The music is challenging but accessible, and the ideas in the libretti are thought-provoking, each the germ of a possibly-longer piece but a complete scene in their own. Possibly the most arresting piece in topic and voice is "The Waterfall," by librettist Maja Ardal and composer Palej. Running away from people who wish them dead, Kimberly Barber's Woman needs to choose between her husband and her baby. Palej arranges a chorus of singing waterfalls that beg to take the child in a manner that is both calming and chilling. Palej and Ardal capture the power of water in all its beauty and destruction, and it's absolutely haunting.

Tapestry's goal lies in "using opera to tell the stories that need to be told," and its greatest strength lies in the stories and ideas it presents. The new pieces only fail when they diverge from story, instead focusing on treating contemporary opera as a novelty or joke. Hotel Lobby (Ardal and Williams) is a promising take on Noel Coward's Private Lives, but would clearly benefit from more time and space; hearing characters curse each other out operatically in contemporary language is funny but the joke feels a bit cheap. The closing moment of emotional connection saves the piece. Ashes, by Hayter and Habibi, goes the other direction and gives the weight of an overwrought five-hour opera to its five-minute vignette, an adaptation of a moment in Hamlet. It's a little too heavy for its time and space, and it feels like it's trying to be old-fashioned opera in contemporary opera's clothing. It seemed almost like satire, but the intent was serious. These missteps are few and far between, however, and after all, this is a learning experience for everyone involved.

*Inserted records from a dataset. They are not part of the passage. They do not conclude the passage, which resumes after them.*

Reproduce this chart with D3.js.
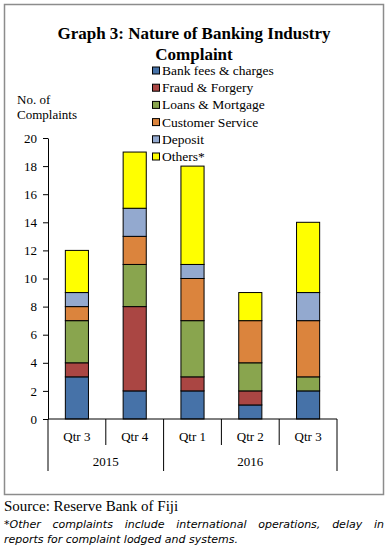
<!DOCTYPE html>
<html>
<head>
<meta charset="utf-8">
<script src="https://cdn.jsdelivr.net/npm/d3@7"></script>
<style>
  body { margin: 0; background: #fff; }
  svg text { font-family: "Liberation Serif", "DejaVu Serif", serif; fill: #000; }
</style>
</head>
<body>
<div id="chart"></div>
<script>
// data
const quarters = ["Qtr 3", "Qtr 4", "Qtr 1", "Qtr 2", "Qtr 3"];
const years = [{label: "2015", from: 0, to: 2}, {label: "2016", from: 2, to: 5}];
const seriesNames = ["Bank fees & charges", "Fraud & Forgery", "Loans & Mortgage",
                     "Customer Service", "Deposit", "Others*"];
const bankFees = [3, 2, 2, 1, 2];
const fraud    = [1, 6, 1, 1, 0];
const loans    = [3, 3, 4, 2, 1];
const customer = [1, 2, 3, 3, 4];
const deposit  = [1, 2, 1, 0, 2];
const others   = [3, 4, 7, 2, 5];
const yTicks = [0, 2, 4, 6, 8, 10, 12, 14, 16, 18, 20];
const colors = ["#4672a8", "#aa4643", "#89a54e", "#db843d", "#93a9cf", "#ffff00"];

const SERIF = "'Liberation Serif', 'DejaVu Serif', serif";
const W = 390, H = 552;
const svg = d3.select("#chart").append("svg")
    .attr("width", W).attr("height", H);

// outer frame
svg.append("rect")
    .attr("x", 4.5).attr("y", 4.5).attr("width", 379).attr("height", 490)
    .attr("fill", "none").attr("stroke", "#8c8c8c").attr("stroke-width", 1.5);

// title
svg.append("text").attr("x", 194).attr("y", 39).attr("text-anchor", "middle")
    .style("font-family", SERIF)
    .attr("font-size", 17).attr("font-weight", "bold")
    .text("Graph 3: Nature of Banking Industry");
svg.append("text").attr("x", 194).attr("y", 60).attr("text-anchor", "middle")
    .style("font-family", SERIF)
    .attr("font-size", 17).attr("font-weight", "bold")
    .text("Complaint");

// y axis title
svg.append("text").attr("x", 17).attr("y", 104).attr("font-size", 13)
    .style("font-family", SERIF).text("No. of");
svg.append("text").attr("x", 17).attr("y", 119).attr("font-size", 13)
    .style("font-family", SERIF).text("Complaints");

const x = d3.scaleBand()
    .domain(d3.range(quarters.length))
    .range([48, 337])
    .paddingInner(0.6).paddingOuter(0.3);
const y = d3.scaleLinear().domain([0, 20]).range([419, 138]);

const table = quarters.map((q, i) => ({
    i: i,
    s0: bankFees[i], s1: fraud[i], s2: loans[i], s3: customer[i], s4: deposit[i], s5: others[i]
}));
const stack = d3.stack().keys(["s0", "s1", "s2", "s3", "s4", "s5"])(table);

svg.append("g").selectAll("g")
    .data(stack)
    .join("g")
    .attr("fill", (d, k) => colors[k])
    .selectAll("rect")
    .data(d => d.filter(p => p[1] > p[0]))
    .join("rect")
    .attr("x", p => x(p.data.i))
    .attr("width", x.bandwidth())
    .attr("y", p => y(p[1]))
    .attr("height", p => y(p[0]) - y(p[1]))
    .attr("stroke", "#000").attr("stroke-width", 1);

// y axis
const yAxis = svg.append("g")
    .attr("transform", "translate(48,0)")
    .call(d3.axisLeft(y).tickValues(yTicks).tickSize(5).tickSizeOuter(0));
yAxis.attr("font-family", null);
yAxis.select(".domain").attr("stroke", "#000");
yAxis.selectAll("text").attr("font-size", 13)
    .style("font-family", SERIF).attr("x", -11);

// x axis with grouped categories
const step = x.step();
const x0 = 48;
const xa = svg.append("g").attr("stroke", "#000").attr("stroke-width", 1);
xa.append("line").attr("x1", x0).attr("x2", x0 + step * quarters.length)
    .attr("y1", y(0)).attr("y2", y(0));
d3.range(quarters.length + 1).forEach(i => {
    const isYearEdge = years.some(g => g.from === i || g.to === i);
    xa.append("line")
        .attr("x1", x0 + step * i).attr("x2", x0 + step * i)
        .attr("y1", y(0)).attr("y2", isYearEdge ? 471 : 445);
});
svg.append("g").selectAll("text")
    .data(quarters)
    .join("text")
    .attr("x", (d, i) => x(i) + x.bandwidth() / 2)
    .attr("y", 441).attr("text-anchor", "middle").attr("font-size", 13)
    .style("font-family", SERIF)
    .text(d => d);
svg.append("g").selectAll("text")
    .data(years)
    .join("text")
    .attr("x", g => x0 + step * (g.from + g.to) / 2)
    .attr("y", 466).attr("text-anchor", "middle").attr("font-size", 13)
    .style("font-family", SERIF)
    .text(g => g.label);

// legend
const legend = svg.append("g").selectAll("g")
    .data(seriesNames)
    .join("g")
    .attr("transform", (d, i) => `translate(152, ${70.5 + i * 17.2})`);
legend.append("rect")
    .attr("x", 0.5).attr("y", -3.5).attr("width", 7).attr("height", 7)
    .attr("fill", (d, i) => colors[i]).attr("stroke", "#000").attr("stroke-width", 1);
legend.append("text")
    .attr("x", 10).attr("y", 4.5).attr("font-size", 13.5)
    .style("font-family", SERIF)
    .text(d => d);

// source + note
svg.append("text").attr("x", 4).attr("y", 511).attr("font-size", 15)
    .style("font-family", SERIF)
    .text("Source: Reserve Bank of Fiji");

function justifiedLine(words, yPos, left, right, justify) {
    const g = svg.append("g");
    const nodes = words.map(w => g.append("text")
        .attr("y", yPos)
        .style("font-family", "'DejaVu Sans', Verdana, sans-serif")
        .style("font-style", "italic").style("font-size", "11px")
        .text(w));
    const widths = nodes.map(n => n.node().getComputedTextLength());
    const total = d3.sum(widths);
    const gap = justify ? (right - left - total) / (words.length - 1) : 3.5;
    let cx = left;
    nodes.forEach((n, i) => { n.attr("x", cx); cx += widths[i] + gap; });
}
justifiedLine("*Other complaints include international operations, delay in".split(" "), 528, 4, 384, true);
justifiedLine("reports for complaint lodged and systems.".split(" "), 543, 4, 384, false);
</script>
</body>
</html>
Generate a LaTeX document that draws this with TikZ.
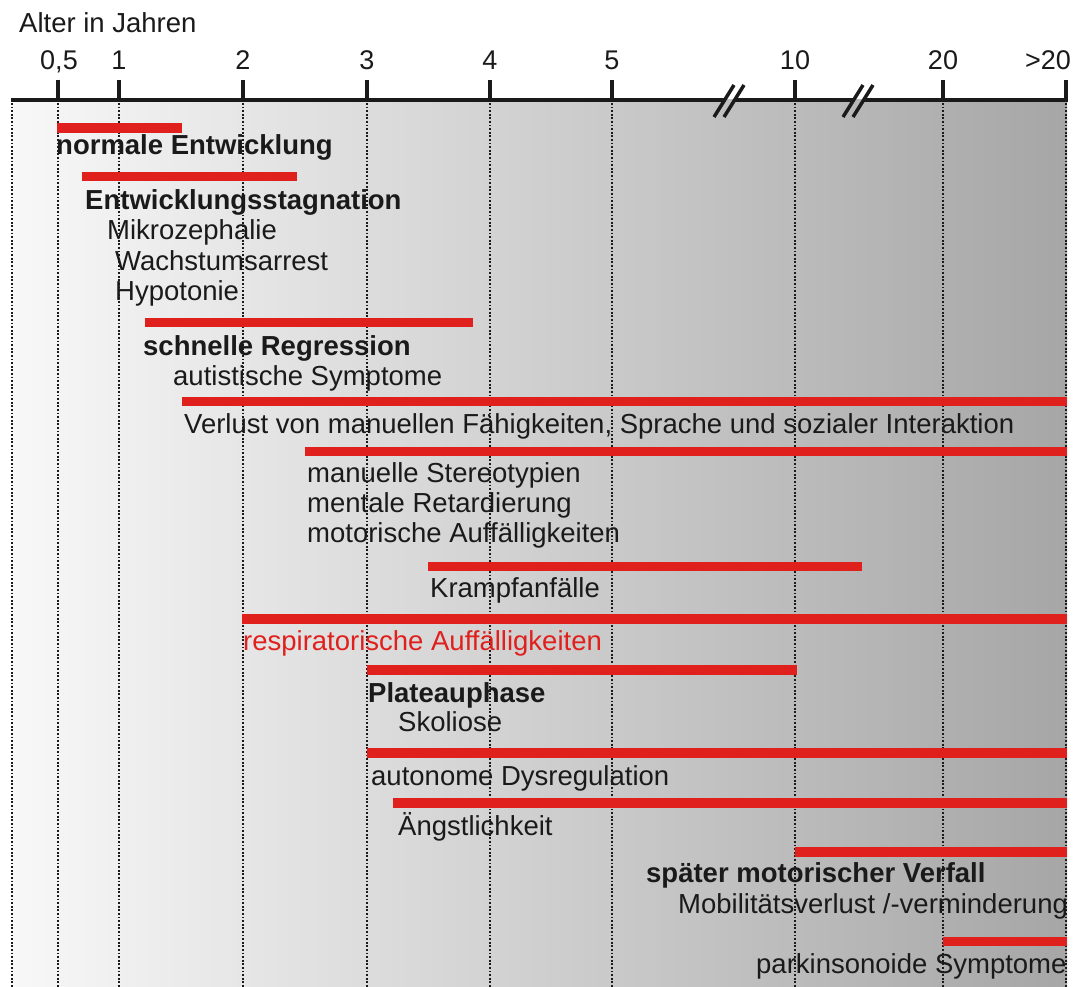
\documentclass[tikz,border=0pt]{standalone}
\usepackage{fontspec}
\setmainfont{Liberation Sans}
\definecolor{barred}{RGB}{224,32,28}
\definecolor{txt}{RGB}{26,26,26}
\definecolor{bgleft}{RGB}{248,248,248}
\definecolor{bgright}{RGB}{166,166,166}
\begin{document}
\begin{tikzpicture}[x=1pt,y=-1pt,
  lbl/.style={anchor=base west, inner sep=0pt, text=txt, font=\fontsize{27.5}{32}\selectfont},
  head/.style={lbl, font=\fontsize{27.5}{32}\selectfont\bfseries},
  redlbl/.style={lbl, text=barred},
  ticklbl/.style={anchor=base, inner sep=0pt, text=txt, font=\fontsize{27}{30}\selectfont},
  redbar/.style={draw=barred, line width=9.5pt},
  gridline/.style={line width=2pt, dash pattern=on 1.8pt off 1.8pt, draw=txt},
  tickmark/.style={line width=3.5pt, draw=txt},
  axisline/.style={line width=4pt, draw=txt},
  brk/.style={line width=3.5pt, draw=txt}]
\useasboundingbox (0,0) rectangle (1090,987);
\fill[white] (0,0) rectangle (1090,987);
\shade[left color=bgleft, right color=bgright] (12,100) rectangle (1067,987);
% grid
\foreach \gx in {12,58,119,243,367,490,612,795,943,1066}
  \draw[gridline] (\gx,103) -- (\gx,987);
% axis
\draw[axisline] (11,100) -- (724.5,100);
\draw[axisline] (734.5,100) -- (853.5,100);
\draw[axisline] (863.5,100) -- (1067.5,100);
\foreach \bx in {724,734,853,863}
  \draw[brk] (\bx-10,117) -- (\bx+10,85);
\foreach \tx in {58,119,243,367,490,612,795,943,1066}
  \draw[tickmark] (\tx,80) -- (\tx,100);
\node[lbl] (title) at (19,33) {Alter in Jahren};
\node[ticklbl] (t05) at (59,70) {0,5};
\node[ticklbl] (t1) at (119,70) {1};
\node[ticklbl] (t2) at (243,70) {2};
\node[ticklbl] (t3) at (367,70) {3};
\node[ticklbl] (t4) at (490,70) {4};
\node[ticklbl] (t5) at (612,70) {5};
\node[ticklbl] (t10) at (795,70) {10};
\node[ticklbl] (t20) at (943,70) {20};
\node[ticklbl, anchor=base east] (t20p) at (1071,70) {>20};
% bars
\draw[redbar] (57,128) -- (182,128);
\draw[redbar] (82,176.5) -- (297,176.5);
\draw[redbar] (145,322.5) -- (473,322.5);
\draw[redbar] (182,401.5) -- (1067,401.5);
\draw[redbar] (305,451.5) -- (1067,451.5);
\draw[redbar] (428,566.5) -- (862,566.5);
\draw[redbar] (242,619) -- (1067,619);
\draw[redbar] (367,670) -- (797,670);
\draw[redbar] (367,753) -- (1067,753);
\draw[redbar] (393,803) -- (1067,803);
\draw[redbar] (795,852) -- (1067,852);
\draw[redbar] (943,941.5) -- (1067,941.5);
% labels
\node[head] (a1) at (56,155) {normale Entwicklung};
\node[head] (a2) at (85,210) {Entwicklungsstagnation};
\node[lbl] (a3) at (107,240) {Mikrozephalie};
\node[lbl] (a4) at (115,270) {Wachstumsarrest};
\node[lbl] (a5) at (115,300) {Hypotonie};
\node[head] (a6) at (143,355) {schnelle Regression};
\node[lbl] (a7) at (173,385) {autistische Symptome};
\node[lbl] (a8) at (184,433) {Verlust von manuellen Fähigkeiten, Sprache und sozialer Interaktion};
\node[lbl] (a9) at (307,482) {manuelle Stereotypien};
\node[lbl] (a10) at (307,512) {mentale Retardierung};
\node[lbl] (a11) at (307,542) {motorische Auffälligkeiten};
\node[lbl] (a12) at (430,597) {Krampfanfälle};
\node[redlbl] (a13) at (243,650) {respiratorische Auffälligkeiten};
\node[head] (a14) at (368,702) {Plateauphase};
\node[lbl] (a15) at (398,731) {Skoliose};
\node[lbl] (a16) at (371,785) {autonome Dysregulation};
\node[lbl] (a17) at (398,835) {Ängstlichkeit};
\node[head] (a18) at (646,882) {später motorischer Verfall};
\node[lbl] (a19) at (678,913) {Mobilitätsverlust /-verminderung};
\node[lbl] (a20) at (756,973) {parkinsonoide Symptome};
\end{tikzpicture}
\end{document}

I have always been more enamoured of musical theatre than opera, but Tapestry is going a long way to change my mind. With the triple threat of relevance, beauty, and wit in their arsenal, perhaps it's time to shelve images of hats with horns and viking shields, and settle in to watch an opera about missing the bus. I know I'll certainly be volunteering again, because I don't want to miss anything this vital company has to offer.